Et tout au contraire, lorsqu’au XVIe siècle la langue a subi une espèce de refonte scientifique, qui y a transporté sciemment et doctement des éléments latins et grecs, c’est bien plutôt alors que la langue s’est faite au hasard. On n’a plus tenu compte de l’accent dont vous appréciez toute la valeur ; on a méconnu les perles que l’on possédait et on a mis parfois de fausses perles à la place. Avec le fil conducteur que vous mettez en nos mains, nous prenons notre lexique et nous pouvons dire tout de suite quel mot nous est venu de nos aïeux, marqué pour ainsi dire de leur sceau, quel mot au contraire est une pure interpolation des savants et n’a pas passé par le gosier populaire. Et c’est ainsi que s’est formée, dans la serre chaude de la science, notre langue des XVIIe et XVIIIe siècles, plus riche peut-être, mais plus sèche ; plus solennelle, moins régulière ; plus compréhensive, moins harmonieuse ; cette langue dont, comme moi, vous admirez les chefs-d’œuvre, mais non sans quelque regret pour la langue sa mère.

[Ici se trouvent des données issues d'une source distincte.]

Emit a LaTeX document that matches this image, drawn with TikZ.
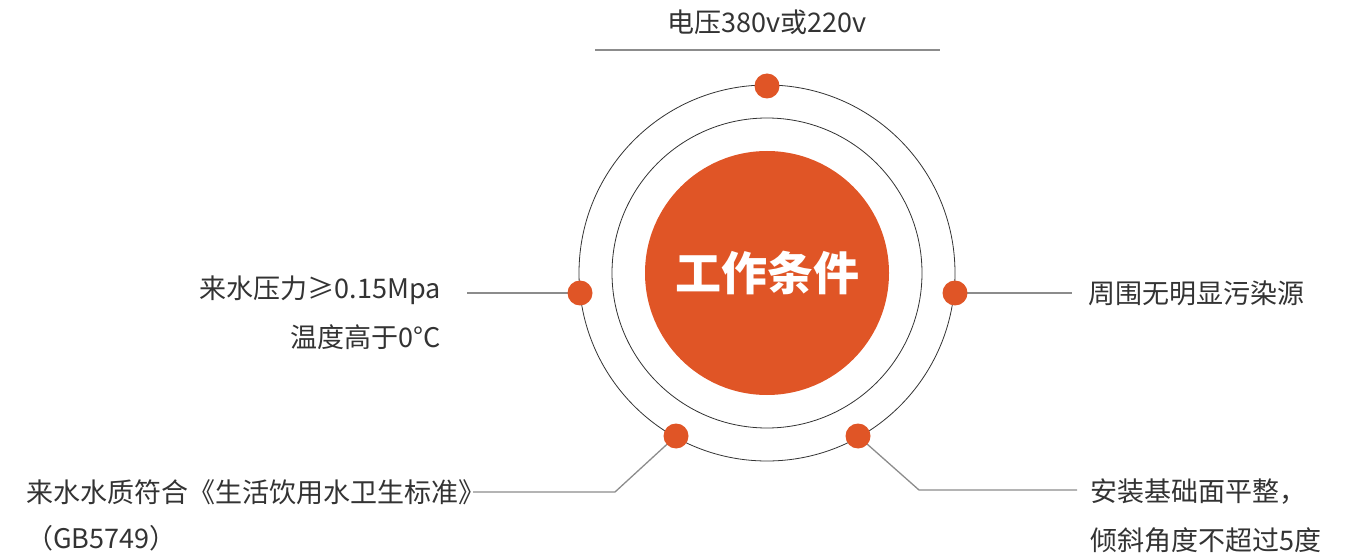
\documentclass[tikz,border=0pt]{standalone}
\usepackage{fontspec}
\setmainfont{Noto Sans CJK SC}
\usetikzlibrary{backgrounds}
\definecolor{org}{HTML}{E05526}
\definecolor{txt}{HTML}{333333}
\definecolor{ln}{HTML}{8C8C8C}
\tikzset{
  dot/.style={circle,fill=org,minimum size=25pt,inner sep=0pt},
  lbl/.style={inner sep=0pt,text=txt,font=\fontsize{27}{32}\selectfont},
  conn/.style={draw=ln,line width=1.3pt},
  ring/.style={draw=txt,line width=0.8pt}
}
\begin{document}
\begin{tikzpicture}[x=1pt,y=-1pt]
\useasboundingbox (0,0) rectangle (1353,556);
\coordinate (O) at (767,273);
\draw[ring] (O) circle[radius=188];
\draw[ring] (O) circle[radius=155];
\node[circle,fill=org,minimum size=244pt,inner sep=0pt,text=white,font=\bfseries\fontsize{46}{52}\selectfont] (core) at (O) {工作条件};
% dots
\node[dot] (dtop) at (767,86) {};
\node[dot] (dl) at (580,293) {};
\node[dot] (dr) at (955,293) {};
\node[dot] (dbl) at (676,436) {};
\node[dot] (dbr) at (858,436) {};
% labels
\node[lbl] (volt) at (767,22) {电压380v或220v};
\node[lbl,anchor=east] (pr) at (441,290) {来水压力≥0.15Mpa};
\node[lbl,anchor=east] (tmp) at (441,337) {温度高于0°C};
\node[lbl,anchor=west] (env) at (1088,293) {周围无明显污染源};
\node[lbl,anchor=west] (wq) at (26,492) {来水水质符合《生活饮用水卫生标准》};
\node[lbl,anchor=west] (gb) at (26,538) {（GB5749）};
\node[lbl,anchor=west] (base) at (1090,492) {安装基础面平整，};
\node[lbl,anchor=west] (tilt) at (1090,540) {倾斜角度不超过5度};
% connector end points
\coordinate (tl) at (595,50);
\coordinate (tr) at (940,50);
\coordinate (lend) at (467,293);
\coordinate (rend) at (1072,293);
\coordinate (blc) at (615,492);
\coordinate (blend) at (473,492);
\coordinate (brc) at (919,490);
\coordinate (brend) at (1077,490);
\begin{scope}[on background layer]
\draw[conn] (tl) -- (tr);
\draw[conn] (dl.center) -- (lend);
\draw[conn] (dr.center) -- (rend);
\draw[conn] (dbl.center) -- (blc) -- (blend);
\draw[conn] (dbr.center) -- (brc) -- (brend);
\end{scope}
\end{tikzpicture}
\end{document}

Et du reste cette langue mère, elle aussi, a ses chefs-d’œuvre, ou du moins ses grandes œuvres. Il est vrai, ce n’est pas à notre France qu’est échu l’Homère du moyen âge, cet Homère chrétien, plus grand, oserai-je dire, que le premier, au moins par son sujet, car son poëme est le poëme de l’éternité et son épopée est l’épopée nationale de la race humaine. Mais si, nous Français, nous n’avons pas eu parmi nous le plus grand poëte, nous avons eu parmi nous les plus anciens poëtes du monde renouvelé. Nos chansons de Gestes, notre Charlemagne, notre Arthur, celui-ci emprunté, il est vrai, à la légende d’une autre race, mais vivifié par nous, ont été pendant quatre siècles l’épopée commune de l’Europe chrétienne, le sujet favori de ses chants. Les nationalités, parlons français, les nations étaient alors moins rigoureusement délimitées qu’elles ne l’ont été depuis ; les frontières n’étaient pas gardées par une douane aussi exacte ; la chrétienté de ce temps était une société internationale, un peu différente de celle de nos jours. Aussi nos chants français de ce temps ont-ils parcouru toute l’Europe, ils ont été traduits même en Allemagne. Une première fois donc, à l’époque de Philippe-Auguste et de saint Louis, plus peut-être et d’une façon certainement plus durable qu’en d’autres temps, la France a été la nation maîtresse, par la langue et la poésie, du monde civilisé ; et cela jusqu’à ces siècles de déclin, le XIVe et le XVe, où notre poésie est devenue surtout narquoise, satirique, railleuse. La satire connaît des frontières, la vraie poésie n’en connaît pas.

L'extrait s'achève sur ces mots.